Both candidates say they've been running general election-style campaigns since they first announced their intention to replace U.S. Rep. Tim Walz in Minnesota's 1st Congressional District. Both candidates were also endorsed by their respective parties and both handily fended off challenges from other candidates.
And now the primary is over, Hagedorn and Feehan are busy working the district to meet people and draw clear differences in their philosophies.
"Are we going to keep moving in the direction we're in, or are we going to go back to the Obama days or even worse?" Hagedorn said.
Hagdorn, of Blue Earth, is a former Treasury Department official who came the closest anyone has to beating Walz in an election in 2016, when Walz barely won with about 2,500 more votes. He has advocated for President Donald Trump's agenda in Washington, D.C., and has sometimes even pushed for policy before Trump has.
Case in point: Hagedorn called for a pause in the U.S.'s refugee resettlement program before Trump did in 2015.
Yet Hagedorn faces a politically tough opponent in Feehan. The former military official served two tours in Iraq in the Army, became a captain in the Illinois National Guard and was an acting assistant secretary of defense under former President Barack Obama.
And Feehan advocates for a more positive political philosophy, which he believes will serve southern Minnesotans better than partisan fighting.

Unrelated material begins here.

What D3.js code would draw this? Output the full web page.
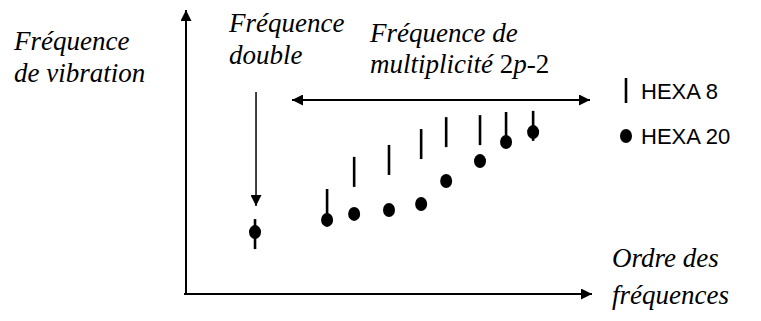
<!DOCTYPE html>
<html><head><meta charset="utf-8">
<script src="https://cdn.jsdelivr.net/npm/d3@7"></script>
<style>
html,body{margin:0;padding:0;background:#fff;}
svg{display:block;}
</style></head>
<body>
<svg id="c" width="761" height="321"></svg>
<script>
// Data (order of frequency, vibration frequency) in arbitrary units
const ordre = [2.04, 4.17, 4.97, 6.0, 6.95, 7.69, 8.69, 9.46, 10.26];
const hexa20 = [2.18, 2.61, 2.82, 2.96, 3.17, 3.98, 4.68, 5.35, 5.70];
const hexa8 = [2.11, 3.17, 4.30, 4.72, 5.28, 5.70, 5.77, 5.88, 5.92];
const seriesNames = ["HEXA 8", "HEXA 20"];

const SERIF = "'Liberation Serif'";
const SANS = "'Liberation Sans'";

const svg = d3.select("#c");
const x = d3.scaleLinear().domain([0, 12]).range([186, 592]);
const y = d3.scaleLinear().domain([0, 10]).range([294, 10]);

const defs = svg.append("defs");
function marker(id, w, h) {
  defs.append("marker").attr("id", id).attr("viewBox", "0 0 10 10")
    .attr("refX", 10).attr("refY", 5).attr("markerUnits", "userSpaceOnUse")
    .attr("markerWidth", w).attr("markerHeight", h).attr("orient", "auto-start-reverse")
    .append("path").attr("d", "M0,0L10,5L0,10Z").attr("fill", "#000");
}
marker("ah", 13, 11);

// axes
svg.append("line").attr("x1", x(0)).attr("y1", y(0)+1).attr("x2", x(0)).attr("y2", y(10))
  .attr("stroke", "#000").attr("stroke-width", 2).attr("marker-end", "url(#ah)");
svg.append("line").attr("x1", x(0)-2).attr("y1", y(0)).attr("x2", x(12)).attr("y2", y(0))
  .attr("stroke", "#000").attr("stroke-width", 2).attr("marker-end", "url(#ah)");

// HEXA 8 : vertical bars
svg.append("g").selectAll("line").data(ordre).join("line")
  .attr("x1", d => x(d)).attr("x2", d => x(d))
  .attr("y1", (d, i) => y(hexa8[i]) - 15).attr("y2", (d, i) => y(hexa8[i]) + 15)
  .attr("stroke", "#000").attr("stroke-width", 2.6);
// HEXA 20 : dots
svg.append("g").selectAll("ellipse").data(ordre).join("ellipse")
  .attr("cx", d => x(d)).attr("cy", (d, i) => y(hexa20[i]))
  .attr("rx", 6).attr("ry", 7).attr("fill", "#000");

// annotation arrows
svg.append("line").attr("x1", x(ordre[0]) + 1).attr("y1", 92).attr("x2", x(ordre[0]) + 1).attr("y2", 206)
  .attr("stroke", "#000").attr("stroke-width", 1.5).attr("marker-end", "url(#ah)");
svg.append("line").attr("x1", 292).attr("y1", 100).attr("x2", 590).attr("y2", 100)
  .attr("stroke", "#000").attr("stroke-width", 2)
  .attr("marker-end", "url(#ah)").attr("marker-start", "url(#ah)");

// texts
function ann(xp, yp, lines, lh) {
  const t = svg.append("text").attr("x", xp).attr("y", yp)
    .attr("font-family", SERIF).attr("font-style", "italic").attr("font-size", 27).attr("fill", "#000");
  lines.forEach((l, i) => {
    const ts = t.append("tspan").attr("x", xp).attr("dy", i ? lh : 0);
    if (Array.isArray(l)) l.forEach(p => ts.append("tspan").attr("font-style", p[1] ? "italic" : "normal").text(p[0]));
    else ts.text(l);
  });
}
ann(14, 50, ["Fréquence", "de vibration"], 32);
ann(229, 32, ["Fréquence", "double"], 32);
ann(370, 42, ["Fréquence de", [["multiplicité ", 1], ["2", 0], ["p", 1], ["-2", 0]]], 31);
ann(612, 267, ["Ordre des", "fréquences"], 37);

// legend
const lg = svg.append("g");
lg.append("line").attr("x1", 626).attr("x2", 626).attr("y1", 78).attr("y2", 103)
  .attr("stroke", "#000").attr("stroke-width", 2.6);
lg.append("ellipse").attr("cx", 626).attr("cy", 136).attr("rx", 6).attr("ry", 7).attr("fill", "#000");
lg.selectAll("text").data(seriesNames).join("text")
  .attr("font-family", SANS).attr("font-size", 22).attr("fill", "#000")
  .attr("x", 641).attr("y", (d, i) => 99 + i * 45).text(d => d);
</script>
</body></html>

"I want us to move together as a community here," Feehan said.
The two candidates share a few similarities. Both were raised in southern Minnesota before striking out on their own and both have returned in recent years to run for political office.

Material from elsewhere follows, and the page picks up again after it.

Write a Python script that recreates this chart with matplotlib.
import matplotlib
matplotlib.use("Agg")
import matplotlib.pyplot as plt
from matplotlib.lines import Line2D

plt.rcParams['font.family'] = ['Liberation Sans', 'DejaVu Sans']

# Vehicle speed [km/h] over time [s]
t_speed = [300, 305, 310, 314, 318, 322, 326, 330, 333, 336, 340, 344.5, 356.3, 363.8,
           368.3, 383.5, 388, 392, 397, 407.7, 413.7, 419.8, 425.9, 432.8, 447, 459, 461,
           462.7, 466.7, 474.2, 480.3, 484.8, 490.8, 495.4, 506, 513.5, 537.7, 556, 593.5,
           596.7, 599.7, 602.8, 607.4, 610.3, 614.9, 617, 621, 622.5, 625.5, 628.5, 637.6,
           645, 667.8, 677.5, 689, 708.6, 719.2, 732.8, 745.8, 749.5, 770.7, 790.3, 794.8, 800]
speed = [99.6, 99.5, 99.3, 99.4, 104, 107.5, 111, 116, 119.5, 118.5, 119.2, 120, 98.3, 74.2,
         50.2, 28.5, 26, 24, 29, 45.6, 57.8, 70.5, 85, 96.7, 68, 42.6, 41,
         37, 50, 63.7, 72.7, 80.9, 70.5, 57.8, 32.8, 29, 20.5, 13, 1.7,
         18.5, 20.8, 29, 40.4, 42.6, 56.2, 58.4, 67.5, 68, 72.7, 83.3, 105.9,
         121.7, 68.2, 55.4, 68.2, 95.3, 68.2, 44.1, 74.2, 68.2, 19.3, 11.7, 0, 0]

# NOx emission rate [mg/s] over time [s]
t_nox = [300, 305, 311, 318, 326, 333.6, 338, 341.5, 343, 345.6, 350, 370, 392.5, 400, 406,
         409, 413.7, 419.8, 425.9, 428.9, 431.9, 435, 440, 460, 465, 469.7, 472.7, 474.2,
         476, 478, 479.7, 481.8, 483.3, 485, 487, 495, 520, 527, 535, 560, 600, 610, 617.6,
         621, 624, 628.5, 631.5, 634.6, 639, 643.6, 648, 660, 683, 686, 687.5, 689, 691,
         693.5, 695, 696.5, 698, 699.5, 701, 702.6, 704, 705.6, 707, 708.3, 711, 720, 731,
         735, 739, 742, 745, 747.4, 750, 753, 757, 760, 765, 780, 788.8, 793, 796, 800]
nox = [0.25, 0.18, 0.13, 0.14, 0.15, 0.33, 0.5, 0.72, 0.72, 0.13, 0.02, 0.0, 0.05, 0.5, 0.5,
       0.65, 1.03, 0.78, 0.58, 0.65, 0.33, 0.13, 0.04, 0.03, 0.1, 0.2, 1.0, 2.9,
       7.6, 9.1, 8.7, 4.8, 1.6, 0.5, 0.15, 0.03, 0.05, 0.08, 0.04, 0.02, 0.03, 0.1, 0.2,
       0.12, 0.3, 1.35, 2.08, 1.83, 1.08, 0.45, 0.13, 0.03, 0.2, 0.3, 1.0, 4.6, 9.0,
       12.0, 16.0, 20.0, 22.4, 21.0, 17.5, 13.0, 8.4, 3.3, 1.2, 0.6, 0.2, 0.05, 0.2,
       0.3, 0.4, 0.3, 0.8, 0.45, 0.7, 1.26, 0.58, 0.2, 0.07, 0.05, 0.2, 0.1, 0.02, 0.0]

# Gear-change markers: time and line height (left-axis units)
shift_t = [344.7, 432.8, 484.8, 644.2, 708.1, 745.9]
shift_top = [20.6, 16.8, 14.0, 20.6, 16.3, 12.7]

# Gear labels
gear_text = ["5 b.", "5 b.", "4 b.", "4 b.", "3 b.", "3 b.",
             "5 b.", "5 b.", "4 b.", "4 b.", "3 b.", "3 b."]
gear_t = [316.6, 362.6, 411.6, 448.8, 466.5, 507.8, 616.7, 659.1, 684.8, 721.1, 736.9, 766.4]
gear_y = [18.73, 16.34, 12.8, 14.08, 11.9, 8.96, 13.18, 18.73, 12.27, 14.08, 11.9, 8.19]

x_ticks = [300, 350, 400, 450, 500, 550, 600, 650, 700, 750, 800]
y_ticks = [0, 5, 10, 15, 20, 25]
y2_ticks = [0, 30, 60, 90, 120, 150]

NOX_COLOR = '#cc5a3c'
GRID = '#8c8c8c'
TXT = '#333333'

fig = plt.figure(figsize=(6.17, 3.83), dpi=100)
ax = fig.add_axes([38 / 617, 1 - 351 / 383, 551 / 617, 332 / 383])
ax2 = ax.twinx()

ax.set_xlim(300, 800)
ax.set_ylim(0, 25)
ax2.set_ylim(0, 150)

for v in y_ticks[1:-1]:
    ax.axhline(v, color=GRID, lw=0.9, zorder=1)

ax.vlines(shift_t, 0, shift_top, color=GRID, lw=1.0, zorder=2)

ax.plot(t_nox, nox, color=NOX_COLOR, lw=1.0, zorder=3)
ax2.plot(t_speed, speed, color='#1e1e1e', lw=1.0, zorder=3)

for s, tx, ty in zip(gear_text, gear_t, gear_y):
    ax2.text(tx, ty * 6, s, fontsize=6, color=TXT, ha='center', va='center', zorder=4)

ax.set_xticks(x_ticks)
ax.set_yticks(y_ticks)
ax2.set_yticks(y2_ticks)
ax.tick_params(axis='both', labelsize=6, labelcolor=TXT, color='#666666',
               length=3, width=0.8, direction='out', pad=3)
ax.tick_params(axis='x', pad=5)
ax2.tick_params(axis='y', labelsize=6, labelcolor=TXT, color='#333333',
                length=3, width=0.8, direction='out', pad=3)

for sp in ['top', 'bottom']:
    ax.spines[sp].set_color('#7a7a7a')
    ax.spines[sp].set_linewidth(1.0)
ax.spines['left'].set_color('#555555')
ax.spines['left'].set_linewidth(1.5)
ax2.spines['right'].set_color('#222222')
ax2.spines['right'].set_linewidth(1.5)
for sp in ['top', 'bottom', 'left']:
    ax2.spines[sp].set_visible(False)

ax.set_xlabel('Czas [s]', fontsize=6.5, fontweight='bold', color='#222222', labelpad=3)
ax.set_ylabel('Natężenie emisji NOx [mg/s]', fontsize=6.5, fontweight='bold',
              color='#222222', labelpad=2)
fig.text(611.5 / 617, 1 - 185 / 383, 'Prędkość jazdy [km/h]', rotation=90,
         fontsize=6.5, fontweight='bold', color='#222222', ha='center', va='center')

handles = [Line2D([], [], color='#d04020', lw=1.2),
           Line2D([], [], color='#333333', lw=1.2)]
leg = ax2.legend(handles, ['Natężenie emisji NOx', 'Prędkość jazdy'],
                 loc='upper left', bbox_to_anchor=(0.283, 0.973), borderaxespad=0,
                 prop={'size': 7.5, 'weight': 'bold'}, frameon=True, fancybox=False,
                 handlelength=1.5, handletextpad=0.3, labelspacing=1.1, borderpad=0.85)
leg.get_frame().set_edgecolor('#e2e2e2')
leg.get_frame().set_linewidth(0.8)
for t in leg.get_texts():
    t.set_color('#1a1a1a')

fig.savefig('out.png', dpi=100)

Yet their political styles will likely clash on the campaign trail.
Hagedorn has been known to be an aggressive, fiery candidate who's not afraid to criticize Democrats. Feehan has purposefully tried to focus on policy without attacking the other side, with the exception of Trump and his recent tariffs on goods.
"What I strive for in that conversation and continue to stand for is to try and solve problems," Feehan said.

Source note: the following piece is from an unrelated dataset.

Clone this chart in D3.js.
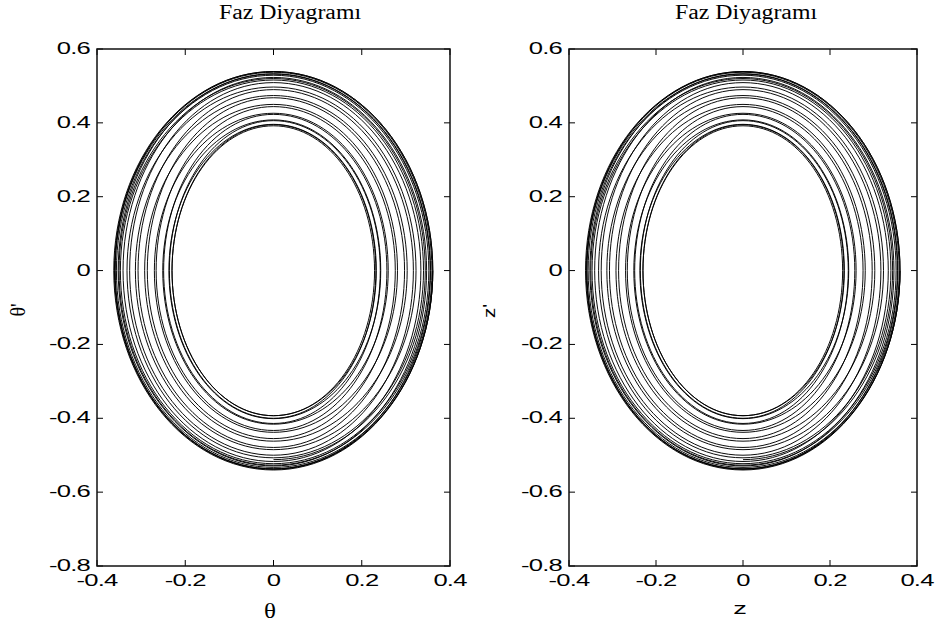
<!DOCTYPE html>
<html><head><meta charset="utf-8">
<script src="https://cdn.jsdelivr.net/npm/d3@7"></script>
<style>html,body{margin:0;padding:0;background:#fff;} svg{display:block}</style>
</head><body><svg id="c" width="937" height="624"></svg>
<script>
// ---- data ----
const xTicks = [-0.4, -0.2, 0, 0.2, 0.4];
const yTicks = [-0.8, -0.6, -0.4, -0.2, 0, 0.2, 0.4, 0.6];
const titles = ["Faz Diyagramı", "Faz Diyagramı"];
const xLabels = ["θ", "z"];
const yLabels = ["θ'", "z'"];
// amplitude of each half swing (|displacement| peak)
const swingX = [0.361, 0.3605, 0.359, 0.356, 0.352, 0.347, 0.340, 0.332, 0.323, 0.313, 0.303, 0.292,
  0.281, 0.270, 0.260, 0.251, 0.243, 0.237, 0.233, 0.230, 0.229, 0.230, 0.232, 0.236,
  0.242, 0.249, 0.257, 0.266, 0.276, 0.286, 0.297, 0.307, 0.317, 0.326, 0.334, 0.341,
  0.347, 0.352, 0.356, 0.359, 0.361, 0.362, 0.361, 0.359, 0.355, 0.350, 0.344, 0.337];
// |velocity| peak of each half swing
const swingY = [0.539, 0.538, 0.537, 0.533, 0.529, 0.523, 0.516, 0.507, 0.497, 0.485, 0.474, 0.462,
  0.450, 0.438, 0.426, 0.416, 0.408, 0.401, 0.396, 0.393, 0.392, 0.393, 0.395, 0.400,
  0.406, 0.414, 0.423, 0.433, 0.444, 0.455, 0.468, 0.479, 0.490, 0.500, 0.509, 0.517,
  0.523, 0.529, 0.533, 0.537, 0.539, 0.540, 0.539, 0.537, 0.532, 0.527, 0.520, 0.512];

// ---- layout ----
const panels = [
  {x0: 97, x1: 450, y0: 49, y1: 566, titleX: 290, xlab: {x: 270, y: 618, font: "Liberation Serif", size: 20, sx: 1.25},
   ylab: {x: 25, y: 310, font: "Liberation Serif", size: 20, sx: 1.0}},
  {x0: 569, x1: 917, y0: 49, y1: 566, titleX: 746, xlab: {x: 740, y: 614, font: "Liberation Sans", size: 17, sx: 1.6},
   ylab: {x: 495, y: 311, font: "Liberation Sans", size: 17, sx: 1.2}}
];
const svg = d3.select("#c");
const fmt = d => (Math.abs(d) < 1e-9 ? "0" : String(+d.toFixed(1)));

function stext(g, x, y, str, o) {
  return g.append("text")
    .attr("transform", `translate(${x},${y})` + (o.rot ? ` rotate(${o.rot})` : "") + ` scale(${o.sx || 1},1)`)
    .attr("text-anchor", o.anchor || "middle")
    .attr("font-family", o.font)
    .attr("font-size", o.size)
    .attr("letter-spacing", o.ls || 0)
    .attr("fill", "#000")
    .text(str);
}

// trajectory points built from the half-swing peaks
const pts = [];
swingX.forEach((a, k) => {
  const s = k % 2 === 0 ? 1 : -1;
  pts.push([0, s * swingY[k]]);
  pts.push([s * a, 0]);
});

// draw the cardinal spline but drop the two end segments (they have no neighbour on one side)
function trajectoryPath(line) {
  const ctx = d3.path();
  const nSeg = pts.length - 1;
  let seg = 0;
  const proxy = {
    moveTo: (x, y) => ctx.moveTo(x, y),
    lineTo: (x, y) => ctx.lineTo(x, y),
    closePath: () => ctx.closePath(),
    bezierCurveTo: (a, b, c, d, e, f) => {
      seg++;
      if (seg === 1 || seg === nSeg) ctx.moveTo(e, f);
      else ctx.bezierCurveTo(a, b, c, d, e, f);
    }
  };
  line.context(proxy)(pts);
  return ctx.toString();
}

panels.forEach((p, i) => {
  const x = d3.scaleLinear().domain([-0.4, 0.4]).range([p.x0, p.x1]);
  const y = d3.scaleLinear().domain([-0.8, 0.6]).range([p.y1, p.y0]);
  const g = svg.append("g");

  const clipId = "clip" + i;
  g.append("clipPath").attr("id", clipId).append("rect")
    .attr("x", p.x0).attr("y", p.y0).attr("width", p.x1 - p.x0).attr("height", p.y1 - p.y0);

  const line = d3.line().x(d => x(d[0])).y(d => y(d[1])).curve(d3.curveCardinal.tension(-0.657));
  g.append("path").attr("clip-path", `url(#${clipId})`)
    .attr("d", trajectoryPath(line)).attr("fill", "none").attr("stroke", "#000")
    .attr("stroke-width", 0.95).attr("stroke-linejoin", "round");

  // ticks (inward, all four sides)
  const tl = 6;
  const tg = g.append("g").attr("stroke", "#000").attr("stroke-width", 1);
  xTicks.forEach(t => {
    tg.append("line").attr("x1", x(t)).attr("x2", x(t)).attr("y1", p.y1).attr("y2", p.y1 - tl);
    tg.append("line").attr("x1", x(t)).attr("x2", x(t)).attr("y1", p.y0).attr("y2", p.y0 + tl);
  });
  yTicks.forEach(t => {
    tg.append("line").attr("y1", y(t)).attr("y2", y(t)).attr("x1", p.x0).attr("x2", p.x0 + tl);
    tg.append("line").attr("y1", y(t)).attr("y2", y(t)).attr("x1", p.x1).attr("x2", p.x1 - tl);
  });
  // box
  g.append("rect").attr("x", p.x0).attr("y", p.y0).attr("width", p.x1 - p.x0).attr("height", p.y1 - p.y0)
    .attr("fill", "none").attr("stroke", "#111").attr("stroke-width", 1.5);

  // tick labels
  const tf = {font: "Liberation Sans", size: 16, sx: 1.6, ls: -0.5};
  xTicks.forEach(t => stext(g, x(t), p.y1 + 20, fmt(t), Object.assign({anchor: "middle"}, tf)));
  yTicks.forEach(t => stext(g, p.x0 - 7, y(t) + 5, fmt(t), Object.assign({anchor: "end"}, tf)));

  // title and labels
  stext(g, p.titleX, 19, titles[i], {font: "Liberation Serif", size: 20, sx: 1.19});
  stext(g, p.xlab.x, p.xlab.y, xLabels[i], p.xlab);
  stext(g, p.ylab.x, p.ylab.y, yLabels[i], Object.assign({rot: -90}, p.ylab));
});
</script></body></html>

Hagedorn was the outside candidate against Olmsted County GOP official Aaron Miller during the 2014 GOP primary. Miller was the endorsed candidate but Hagedorn thought Miller hadn't done enough to campaign against Walz in that race. Hagedorn would eventually win the GOP primary but lose the election against Walz.
Feehan moved to North Mankato last year and announced his candidacy in July of 2017. Yet he has been criticized as a carpetbagger — his primary opponents and other Republicans have labeled him "D.C. Dan" — for running for office so soon after moving back to southern Minnesota.
Still, Feehan's message drew enough support to earn him the DFL nomination in April on the first ballot. He won Tuesday's primary with more than 80 percent of the DFL vote, and he garnered about as many votes as Hagedorn and his main opponent in the GOP primary, state Sen. Carla Nelson, combined.
The candidates will have to work to get their message heard in a politically purple district that Democrats and Republicans both see as a toss-up race this year.
Hagedorn has the advantage over Feehan when it comes to stops across the district. The Republican has traveled across southern Minnesota since the 2016 election to promote his campaign. Yet Feehan has consistently beaten Hagedorn in fundraising — Feehan has raised about $1 million total compared to Hagedorn's $800,000.
Feehan's campaign has challenged Hagedorn to three debates over the next few months. Feehan has also invited Hagedorn to participate in the Feehan campaign's Service Saturdays initiative, where Feehan and his team volunteer to work on local projects around southern Minnesota.
Hagedorn has declined to join Feehan on his service projects, but the GOP-endorsed candidate wants to have much more than three debates this fall.
"It's a big district, 21 counties, and the voters in all the regions deserve the opportunity to see us in person," Hagedorn said. "I would think more in the line of eight or 10 debates overall would be where we should go."